Test The Failure Modes
Background-job tests should not only prove the happy path.
They should prove replay safety.
Useful test cases:
- handler runs twice for the same business key
- worker crashes after side effect but before completion update
- dependency returns timeout after committing the side effect
- job is retried after a visibility timeout expires
- poison message moves to DLQ after the configured threshold
- delayed job runs after the underlying record changes
- manual replay does not duplicate the side effect
For the receipt email example:
emailClient.send.mockResolvedValueOnce({ providerMessageId: 'msg_123' })
await handleReceiptJob({ paymentId: 'pay_123' })
await handleReceiptJob({ paymentId: 'pay_123' })
expect(emailClient.send).toHaveBeenCalledTimes(1)
expect(await emailDeliveries.find('pay_123', 'receipt')).toMatchObject({
status: 'sent',
providerMessageId: 'msg_123',
})
The invariant is more important than the exact implementation:
one paid payment should produce one receipt delivery record and at most one provider send for that receipt.
For the broader shared-state risk, pair this with How to Prevent Race Conditions in Backend Systems.
Rollout Checklist For A New Background Job
Before shipping a production background job, check:
- What business key deduplicates the work?
- Can the handler run twice without duplicate side effects?
- Which state transition proves the job is complete?
- What happens if the side effect succeeds but local completion fails?
- Which failures are retryable, permanent, or ambiguous?
- What is the maximum attempt count?
- What backoff and jitter are used?
- Does the visibility timeout match measured handler duration?
- What sends a message to DLQ?
- Who reviews the DLQ?
- How are messages replayed safely?
- What business metric proves the workflow is correct?
- Is there a reconciliation job for important outcomes?
- Is the payload versioned enough to survive deploys?
- Are correlation IDs or business IDs preserved across the queue boundary?
This checklist is deliberately practical.

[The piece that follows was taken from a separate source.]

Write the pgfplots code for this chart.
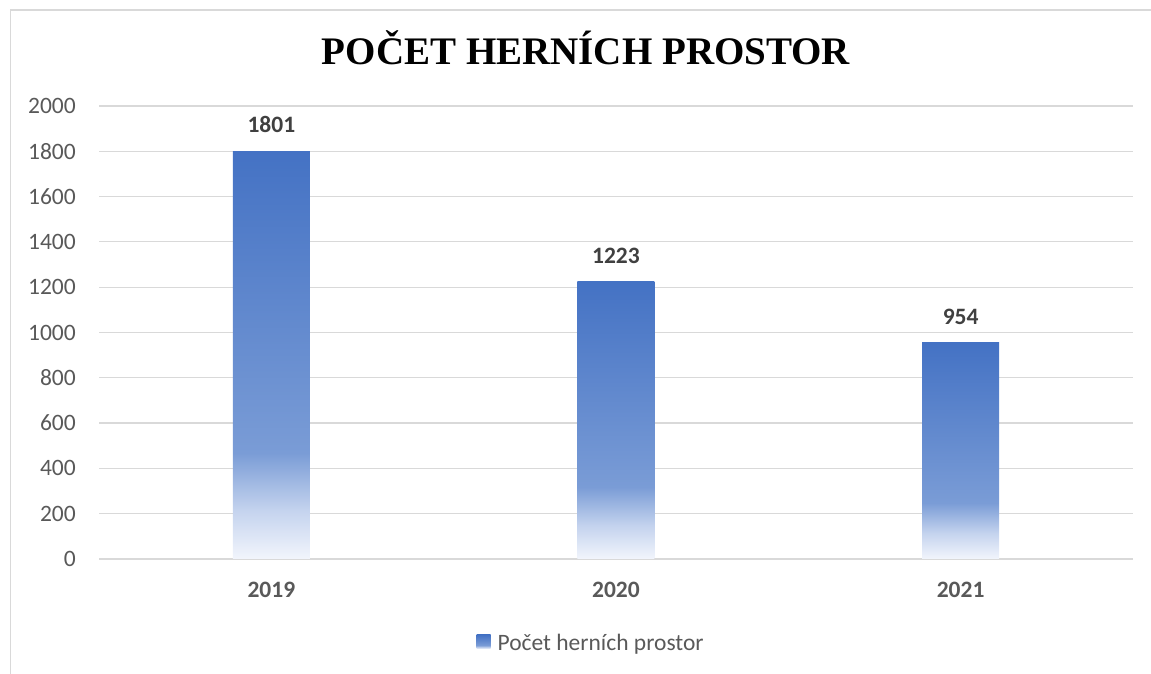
\documentclass[border=0pt]{standalone}
\usepackage{fontspec}
\setmainfont{Carlito}
\newfontfamily\titlefont{Liberation Serif}
\usepackage{pgfplots}
\pgfplotsset{compat=1.18}
\definecolor{barTop}{RGB}{68,114,196}
\definecolor{barMid}{RGB}{122,156,214}
\definecolor{barLow}{RGB}{196,211,238}
\definecolor{barBot}{RGB}{242,245,252}
\definecolor{gridC}{RGB}{217,217,217}
\definecolor{frameC}{RGB}{217,217,217}
\definecolor{labC}{RGB}{89,89,89}
\definecolor{dataC}{RGB}{64,64,64}
\pgfdeclareverticalshading{barshade}{100bp}{color(0bp)=(barBot); color(25bp)=(barBot); color(31bp)=(barLow); color(38bp)=(barMid); color(75bp)=(barTop); color(100bp)=(barTop)}
\begin{document}
\begin{tikzpicture}
\useasboundingbox (0,0) rectangle (1151bp,674bp);
\draw[color=frameC, line width=1.2bp] (10.7bp,0) -- (10.7bp,664bp) -- (1151bp,664bp);
\node[font=\titlefont\bfseries\fontsize{39bp}{44bp}\selectfont, anchor=base, inner sep=0pt] at (586bp,609bp) {POČET HERNÍCH PROSTOR};
\begin{axis}[
  at={(99bp,115bp)}, anchor=south west,
  scale only axis, width=1034bp, height=453bp,
  xmin=-0.5, xmax=2.5, ymin=0, ymax=2000,
  xtick={0,1,2}, xticklabels={2019,2020,2021},
  ytick={0,200,...,2000},
  ymajorgrids, grid style={color=gridC, line width=1.2bp},
  axis line style={draw=none},
  major tick length=0pt,
  /pgf/number format/1000 sep={},
  /pgf/number format/assume math mode=true,
  yticklabel style={font=\fontsize{23.5bp}{28bp}\selectfont, text=labC, inner sep=0pt, anchor=east, xshift=-23bp},
  xticklabel style={font=\bfseries\fontsize{23.5bp}{28bp}\selectfont, text=labC, inner sep=0pt, anchor=north, yshift=-23bp},
  legend style={draw=none, fill=none, at={(0.476,-0.1854)}, anchor=center, font=\fontsize{23.5bp}{28bp}\selectfont, text=labC},
  legend cell align=left,
  barstyle/.style={ybar, bar width=77bp, bar shift=0pt, draw=none, shading=barshade,
    nodes near coords,
    every node near coord/.append style={font=\bfseries\fontsize{23.5bp}{28bp}\selectfont, text=dataC, inner sep=0pt, anchor=south, yshift=18bp}},
]
\addplot[barstyle,
  legend image code/.code={\path (0bp,0bp) -- (19bp,0bp); \shade[shading=barshade] (0bp,-6bp) rectangle (14bp,8bp);}]
  coordinates {(0,1801)};
\addlegendentry{Počet herních prostor}
\addplot[barstyle, forget plot] coordinates {(1,1223)};
\addplot[barstyle, forget plot] coordinates {(2,954)};
\end{axis}
\end{tikzpicture}
\end{document}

Background jobs fail in production through small missing decisions, not because teams forgot what a queue is.
Final Takeaway
Background jobs are useful because they decouple slow or unreliable work from the request path.
They are dangerous when that decoupling is mistaken for correctness.
Production-safe background jobs need replay-safe handlers, durable business keys, explicit state transitions, bounded retries, visibility timeouts based on real execution, dead-letter triage, reconciliation, and dashboards that measure workflow correctness.
The queue can deliver work. The application still has to make the work safe.